PROBLEM DESCRIPTION
Quote the data below in full, minus the images.

>> start

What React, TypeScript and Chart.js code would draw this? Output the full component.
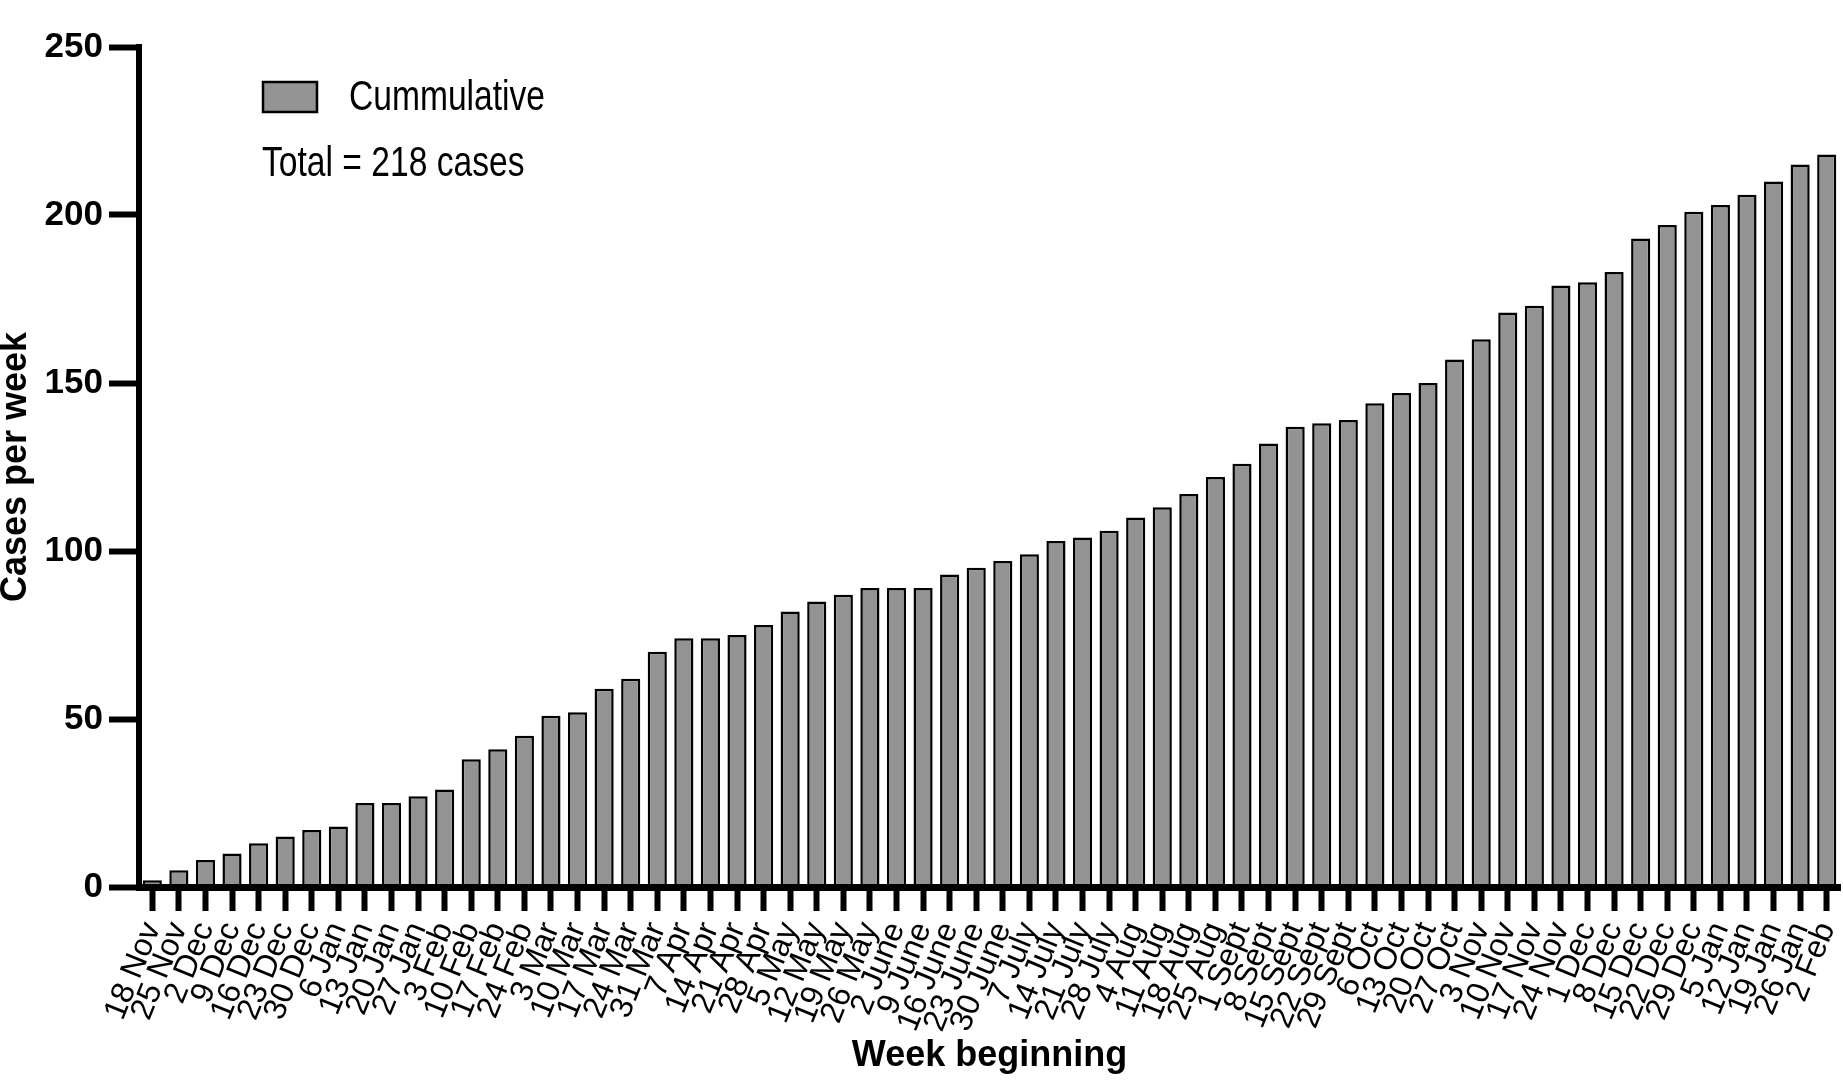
import React, { useEffect, useRef } from "react";
import { Chart, registerables } from "chart.js";

Chart.register(...registerables);

const weekLabels = [
  "18 Nov", "25 Nov", "2 Dec", "9 Dec", "16 Dec", "23 Dec", "30 Dec", "6 Jan",
  "13 Jan", "20 Jan", "27 Jan", "3 Feb", "10 Feb", "17 Feb", "24 Feb", "3 Mar",
  "10 Mar", "17 Mar", "24 Mar", "31 Mar", "7 Apr", "14 Apr", "21 Apr", "28 Apr",
  "5 May", "12 May", "19 May", "26 May", "2 June", "9 June", "16 June", "23 June",
  "30 June", "7 July", "14 July", "21 July", "28 July", "4 Aug", "11 Aug", "18 Aug",
  "25 Aug", "1 Sept", "8 Sept", "15 Sept", "22 Sept", "29 Sept", "6 Oct", "13 Oct",
  "20 Oct", "27 Oct", "3 Nov", "10 Nov", "17 Nov", "24 Nov", "1 Dec", "8 Dec",
  "15 Dec", "22 Dec", "29 Dec", "5 Jan", "12 Jan", "19 Jan", "26 Jan", "2 Feb",
];

const cumulativeCases = [
  2, 5, 8, 10, 13, 15, 17, 18,
  25, 25, 27, 29, 38, 41, 45, 51,
  52, 59, 62, 70, 74, 74, 75, 78,
  82, 85, 87, 89, 89, 89, 93, 95,
  97, 99, 103, 104, 106, 110, 113, 117,
  122, 126, 132, 137, 138, 139, 144, 147,
  150, 157, 163, 171, 173, 179, 180, 183,
  193, 197, 201, 203, 206, 210, 215, 218,
];

const yTickValues = [0, 50, 100, 150, 200, 250];

const seriesLabel = "Cummulative";
const totalNote = "Total = 218 cases";
const xAxisTitle = "Week beginning";
const yAxisTitle = "Cases per week";

const SANS = '"Liberation Sans", Arial, Helvetica, sans-serif';
const BAR_FILL = "#939393";

// legend + note, drawn with a condensed (narrow) look like the original
const legendPlugin = {
  id: "customLegend",
  afterDraw(chart: any) {
    const ctx = chart.ctx;
    const ds = chart.data.datasets[0];
    ctx.save();
    ctx.fillStyle = ds.backgroundColor;
    ctx.fillRect(263, 82, 54, 30);
    ctx.lineWidth = 2.5;
    ctx.strokeStyle = "#000";
    ctx.strokeRect(263, 82, 54, 30);
    ctx.fillStyle = "#000";
    ctx.font = `42px ${SANS}`;
    ctx.textBaseline = "middle";
    ctx.textAlign = "left";
    const sx = 0.8;
    ctx.save();
    ctx.translate(349, 98);
    ctx.scale(sx, 1);
    ctx.fillText(ds.label, 0, 0);
    ctx.restore();
    ctx.save();
    ctx.translate(262, 164);
    ctx.scale(sx, 1);
    ctx.fillText(totalNote, 0, 0);
    ctx.restore();
    ctx.restore();
  },
};

export default function App() {
  const canvasRef = useRef<HTMLCanvasElement | null>(null);

  useEffect(() => {
    if (!canvasRef.current) return;
    const chart = new Chart(canvasRef.current, {
      type: "bar",
      data: {
        labels: weekLabels,
        datasets: [
          {
            label: seriesLabel,
            data: cumulativeCases,
            backgroundColor: BAR_FILL,
            borderColor: "#000",
            borderWidth: 2.5,
            barPercentage: 0.72,
            categoryPercentage: 1,
          },
        ],
      },
      options: {
        animation: false,
        responsive: false,
        layout: { padding: { top: 47, left: 0, right: 3, bottom: 0 } },
        plugins: {
          legend: { display: false },
          tooltip: { enabled: false },
        },
        scales: {
          x: {
            type: "category",
            offset: true,
            grid: {
              display: true,
              offset: false,
              drawOnChartArea: false,
              drawTicks: true,
              tickLength: 24,
              tickWidth: 6,
              tickColor: "#000",
            },
            border: { display: true, color: "#000", width: 7, z: 1 },
            ticks: {
              autoSkip: false,
              maxRotation: 68,
              minRotation: 68,
              padding: 6,
              color: "#000",
              font: { family: SANS, size: 32 },
            },
            title: {
              display: true,
              text: xAxisTitle,
              color: "#000",
              font: { family: SANS, size: 36, weight: "bold", lineHeight: 1.2 },
              padding: { top: 0, bottom: 5 },
            },
            afterFit(scale: any) {
              scale.height = 196;
              scale.paddingLeft = 0;
              scale.paddingRight = 0;
            },
          },
          y: {
            min: 0,
            max: 250,
            afterBuildTicks(scale: any) {
              scale.ticks = yTickValues.map((v) => ({ value: v }));
            },
            grid: {
              display: true,
              drawOnChartArea: false,
              drawTicks: true,
              tickLength: 30,
              tickWidth: 6,
              tickColor: "#000",
            },
            border: { display: true, color: "#000", width: 6, z: 1 },
            ticks: {
              padding: 6,
              color: "#000",
              font: { family: SANS, size: 35, weight: "bold" },
            },
            title: {
              display: true,
              text: yAxisTitle,
              color: "#000",
              font: { family: SANS, size: 36, weight: "bold", lineHeight: 0.9 },
              padding: 0,
            },
            afterFit(scale: any) {
              scale.width = 139;
              scale.paddingTop = 0;
              scale.paddingBottom = 0;
            },
          },
        },
      },
      plugins: [legendPlugin],
    });
    return () => chart.destroy();
  }, []);

  return (
    <div style={{ position: "absolute", left: 0, top: 0, width: 1843, height: 1083, background: "#fff" }}>
      <canvas ref={canvasRef} width={1843} height={1083} style={{ display: "block" }} />
    </div>
  );
}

>> end

RESULT OF THIS EXERCISE
What React, TypeScript and Chart.js code would draw this? Output the full component.
import React, { useEffect, useRef } from "react";
import { Chart, registerables } from "chart.js";

Chart.register(...registerables);

const weekLabels = [
  "18 Nov", "25 Nov", "2 Dec", "9 Dec", "16 Dec", "23 Dec", "30 Dec", "6 Jan",
  "13 Jan", "20 Jan", "27 Jan", "3 Feb", "10 Feb", "17 Feb", "24 Feb", "3 Mar",
  "10 Mar", "17 Mar", "24 Mar", "31 Mar", "7 Apr", "14 Apr", "21 Apr", "28 Apr",
  "5 May", "12 May", "19 May", "26 May", "2 June", "9 June", "16 June", "23 June",
  "30 June", "7 July", "14 July", "21 July", "28 July", "4 Aug", "11 Aug", "18 Aug",
  "25 Aug", "1 Sept", "8 Sept", "15 Sept", "22 Sept", "29 Sept", "6 Oct", "13 Oct",
  "20 Oct", "27 Oct", "3 Nov", "10 Nov", "17 Nov", "24 Nov", "1 Dec", "8 Dec",
  "15 Dec", "22 Dec", "29 Dec", "5 Jan", "12 Jan", "19 Jan", "26 Jan", "2 Feb",
];

const cumulativeCases = [
  2, 5, 8, 10, 13, 15, 17, 18,
  25, 25, 27, 29, 38, 41, 45, 51,
  52, 59, 62, 70, 74, 74, 75, 78,
  82, 85, 87, 89, 89, 89, 93, 95,
  97, 99, 103, 104, 106, 110, 113, 117,
  122, 126, 132, 137, 138, 139, 144, 147,
  150, 157, 163, 171, 173, 179, 180, 183,
  193, 197, 201, 203, 206, 210, 215, 218,
];

const yTickValues = [0, 50, 100, 150, 200, 250];

const seriesLabel = "Cummulative";
const totalNote = "Total = 218 cases";
const xAxisTitle = "Week beginning";
const yAxisTitle = "Cases per week";

const SANS = '"Liberation Sans", Arial, Helvetica, sans-serif';
const BAR_FILL = "#939393";

// legend + note, drawn with a condensed (narrow) look like the original
const legendPlugin = {
  id: "customLegend",
  afterDraw(chart: any) {
    const ctx = chart.ctx;
    const ds = chart.data.datasets[0];
    ctx.save();
    ctx.fillStyle = ds.backgroundColor;
    ctx.fillRect(263, 82, 54, 30);
    ctx.lineWidth = 2.5;
    ctx.strokeStyle = "#000";
    ctx.strokeRect(263, 82, 54, 30);
    ctx.fillStyle = "#000";
    ctx.font = `42px ${SANS}`;
    ctx.textBaseline = "middle";
    ctx.textAlign = "left";
    const sx = 0.8;
    ctx.save();
    ctx.translate(349, 98);
    ctx.scale(sx, 1);
    ctx.fillText(ds.label, 0, 0);
    ctx.restore();
    ctx.save();
    ctx.translate(262, 164);
    ctx.scale(sx, 1);
    ctx.fillText(totalNote, 0, 0);
    ctx.restore();
    ctx.restore();
  },
};

export default function App() {
  const canvasRef = useRef<HTMLCanvasElement | null>(null);

  useEffect(() => {
    if (!canvasRef.current) return;
    const chart = new Chart(canvasRef.current, {
      type: "bar",
      data: {
        labels: weekLabels,
        datasets: [
          {
            label: seriesLabel,
            data: cumulativeCases,
            backgroundColor: BAR_FILL,
            borderColor: "#000",
            borderWidth: 2.5,
            barPercentage: 0.72,
            categoryPercentage: 1,
          },
        ],
      },
      options: {
        animation: false,
        responsive: false,
        layout: { padding: { top: 47, left: 0, right: 3, bottom: 0 } },
        plugins: {
          legend: { display: false },
          tooltip: { enabled: false },
        },
        scales: {
          x: {
            type: "category",
            offset: true,
            grid: {
              display: true,
              offset: false,
              drawOnChartArea: false,
              drawTicks: true,
              tickLength: 24,
              tickWidth: 6,
              tickColor: "#000",
            },
            border: { display: true, color: "#000", width: 7, z: 1 },
            ticks: {
              autoSkip: false,
              maxRotation: 68,
              minRotation: 68,
              padding: 6,
              color: "#000",
              font: { family: SANS, size: 32 },
            },
            title: {
              display: true,
              text: xAxisTitle,
              color: "#000",
              font: { family: SANS, size: 36, weight: "bold", lineHeight: 1.2 },
              padding: { top: 0, bottom: 5 },
            },
            afterFit(scale: any) {
              scale.height = 196;
              scale.paddingLeft = 0;
              scale.paddingRight = 0;
            },
          },
          y: {
            min: 0,
            max: 250,
            afterBuildTicks(scale: any) {
              scale.ticks = yTickValues.map((v) => ({ value: v }));
            },
            grid: {
              display: true,
              drawOnChartArea: false,
              drawTicks: true,
              tickLength: 30,
              tickWidth: 6,
              tickColor: "#000",
            },
            border: { display: true, color: "#000", width: 6, z: 1 },
            ticks: {
              padding: 6,
              color: "#000",
              font: { family: SANS, size: 35, weight: "bold" },
            },
            title: {
              display: true,
              text: yAxisTitle,
              color: "#000",
              font: { family: SANS, size: 36, weight: "bold", lineHeight: 0.9 },
              padding: 0,
            },
            afterFit(scale: any) {
              scale.width = 139;
              scale.paddingTop = 0;
              scale.paddingBottom = 0;
            },
          },
        },
      },
      plugins: [legendPlugin],
    });
    return () => chart.destroy();
  }, []);

  return (
    <div style={{ position: "absolute", left: 0, top: 0, width: 1843, height: 1083, background: "#fff" }}>
      <canvas ref={canvasRef} width={1843} height={1083} style={{ display: "block" }} />
    </div>
  );
}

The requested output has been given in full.